Mary-Jane Rubenstein is a scholar of religion, philosophy, science studies, and gender studies. At Wesleyan University, she is Dean of Social Sciences, Professor of Religion and Science and Technological Studies. She has also been an affiliated member of the departments of Philosophy, Environmental Studies and Feminist, Gender, and Sexuality Studies. From 2014 to 2019, she was co-chair of the Philosophy of Religion Unit of the American Academy of Religion. She is a Fellow of the International Society for Science and Religion. Her book, Worlds without End: The Many Lives of the Multiverse, served as one source of inspirational material for the Oscar-winning 2022 American film, Everything Everywhere All at Once.

== Education ==
Rubenstein earned a Bachelor of Arts degree in Religion and English (summa cum laude) at Williams College in 1999. With the support of a Dr. Herchel Smith Fellowship, she studied philosophical theology at the University of Cambridge, where she earned a Post-Graduate Diploma in 2000 and an MPhil in 2001. She was granted a Jacob K. Javits Fellowship to pursue doctoral work at Columbia University, where she received a PhD in Philosophy of Religion in 2006.

== Career ==
From 2005 to 2006, Rubenstein was Scholar-in-Residence at the Cathedral of St. John the Divine. In 2006, she earned Columbia University's Core Curriculum Award for Graduate Teaching and served as the Doctoral Commencement Speaker. Rubenstein was appointed Assistant Professor of Religion at Wesleyan University in 2006, Associate Professor in 2011, Professor in 2014, and Dean of Social Sciences in 2023. She now co-directs the university's Space Ethics Research Constellation and won the Wesleyan Binswanger Prize for Excellence in Teaching in 2017.

== Research ==
Rubenstein's research uncovers the mythological and theological legacies of contemporary philosophy and science. While her early work investigated the disavowal of wonder in phenomenology and deconstruction, her more recent writing has moved into the metaphysical underpinnings of cosmology, astronomy and space travel, general relativity and quantum mechanics, and non-linear biology and ecology.

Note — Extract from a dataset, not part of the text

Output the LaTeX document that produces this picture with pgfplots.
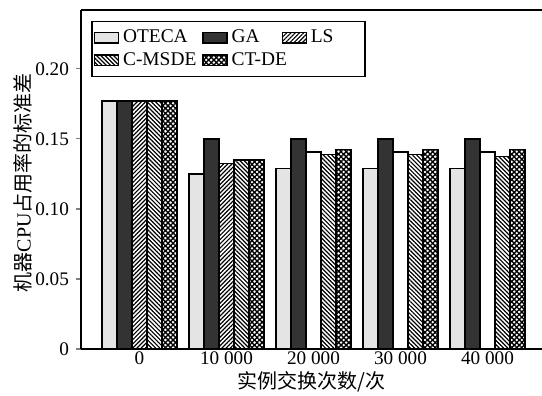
\documentclass[border=0pt]{standalone}
\usepackage{pgfplots}
\pgfplotsset{compat=1.18}
\usetikzlibrary{patterns,patterns.meta}
\usepackage{fontspec}
\setmainfont{Liberation Serif}
\newfontfamily\cjk{Noto Sans CJK SC}
\definecolor{lgray}{RGB}{228,228,228}
\definecolor{dgray}{RGB}{51,51,51}
\begin{document}
\begin{tikzpicture}
\useasboundingbox (-40.5pt,-23.5pt) rectangle (230.5pt,174.5pt);
\begin{axis}[
  at={(0pt,0pt)}, anchor=south west,
  scale only axis, width=230.5pt, height=169.5pt,
  xmin=-0.672, xmax=4.626, ymin=0, ymax=0.242,
  axis x line*=box, axis y line*=left,
  axis line style={line width=0.75pt},
  ybar=0pt,
  xtick={0,1,2,3,4},
  xticklabels={0,10\ 000,20\ 000,30\ 000,40\ 000},
  xtick style={draw=none},
  ytick={0,0.05,0.10,0.15,0.20},
  yticklabels={0,0.05,0.10,0.15,0.20},
  ytick pos=left, tick align=outside, major tick length=2.5pt,
  ytick style={line width=0.6pt},
  tick label style={font=\fontsize{9.6}{11}\selectfont},
  xticklabel style={yshift=4.5pt},
  every axis y label/.style={at={(rel axis cs:0,0.49)}, xshift=-29pt, rotate=90, anchor=center, font=\fontsize{10}{12}\selectfont},
  every axis x label/.style={at={(rel axis cs:0.5,0)}, yshift=-16.5pt, anchor=center, font=\fontsize{10}{12}\selectfont},
  ylabel={{\cjk 机器}CPU{\cjk 占用率的标准差}},
  xlabel={{\cjk 实例交换次数/次}},
  legend columns=3,
  legend cell align=left,
  legend style={at={(0.022,0.968)}, anchor=north west, draw=black, line width=0.75pt,
    font=\fontsize{9.7}{11}\selectfont, inner xsep=1pt, inner ysep=2pt,
    /tikz/every even column/.append style={column sep=1pt},
    row sep=-0.5pt},
  legend image code/.code={\draw[#1, line width=0.6pt] (0pt,-2.7pt) rectangle (12pt,2.7pt);},
]
\addplot[bar width=0.1724, bar shift=-0.345, fill=lgray, draw=black, line width=0.75pt]
  coordinates {(0,0.177) (1,0.125) (2,0.129) (3,0.129) (4,0.129)};
\addplot[bar width=0.1724, bar shift=-0.1724, fill=dgray, draw=black, line width=0.75pt]
  coordinates {(0,0.177) (1,0.150) (2,0.150) (3,0.150) (4,0.150)};
\addplot[bar width=0.1724, bar shift=0, draw=black, line width=0.75pt,
  pattern={Lines[angle=45,distance=1.5pt,line width=0.6pt]}]
  coordinates {(0,0.177) (1,0.1325)};
\addplot[bar width=0.1724, bar shift=0.1724, draw=black, line width=0.75pt,
  pattern={Lines[angle=-45,distance=1.5pt,line width=0.6pt]}]
  coordinates {(0,0.177) (1,0.135) (2,0.139) (3,0.139) (4,0.1375)};
\addplot[bar width=0.1724, bar shift=0.345, draw=black, line width=0.75pt,
  pattern={Lines[angle=45,distance=1.8pt,line width=0.7pt]},
  postaction={pattern={Lines[angle=-45,distance=1.8pt,line width=0.7pt]}}]
  coordinates {(0,0.177) (1,0.135) (2,0.1425) (3,0.1425) (4,0.1425)};
\addplot[forget plot, bar width=0.1724, bar shift=0, fill=white, draw=black, line width=0.75pt]
  coordinates {(2,0.1405) (3,0.1405) (4,0.1405)};
\legend{OTECA\hspace{4pt}, \makebox[22pt][l]{GA}, \makebox[24pt][l]{LS}, C-MSDE, \makebox[22pt][l]{CT-DE}}
\end{axis}
\end{tikzpicture}
\end{document}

Her 2023 book, Astrotopia, diagnoses the "corporate space race" as a contemporary messianic movement.

== Publications ==
- Cosmic Missions: Religion and Space Exploration, co-edited with Lance Gharavi (New York: Columbia University Press, 2026).
- Astrotopia: The Dangerous Religion of the Corporate Space Race (Chicago: University of Chicago Press, 2022).
- Image: Three Inquiries in Technology and Imagination, with Thomas A. Carlson and Mark C. Taylor (Chicago: University of Chicago Press, 2021).
- Pantheologies: Gods, Worlds, Monsters (New York: Columbia University Press, 2018 [cloth], 2021 [paper]).
- Entangled Worlds: Science, Religion, and New Materialisms, co-edited with Catherine Keller (New York: Fordham University Press, 2017).
- Worlds without End: The Many Lives of the Multiverse (New York: Columbia University Press, 2014 [cloth], 2015 [paper]).
- Polydox Reflections, co-edited with Kathryn Tanner (London: Wiley-Blackwell, 2014).
- Strange Wonder: The Closure of Metaphysics and the Opening of Awe (New York: Columbia University Press, 2009 [cloth], 2011 [paper]).
Rubenstein has also published numerous articles, chapters, and interviews.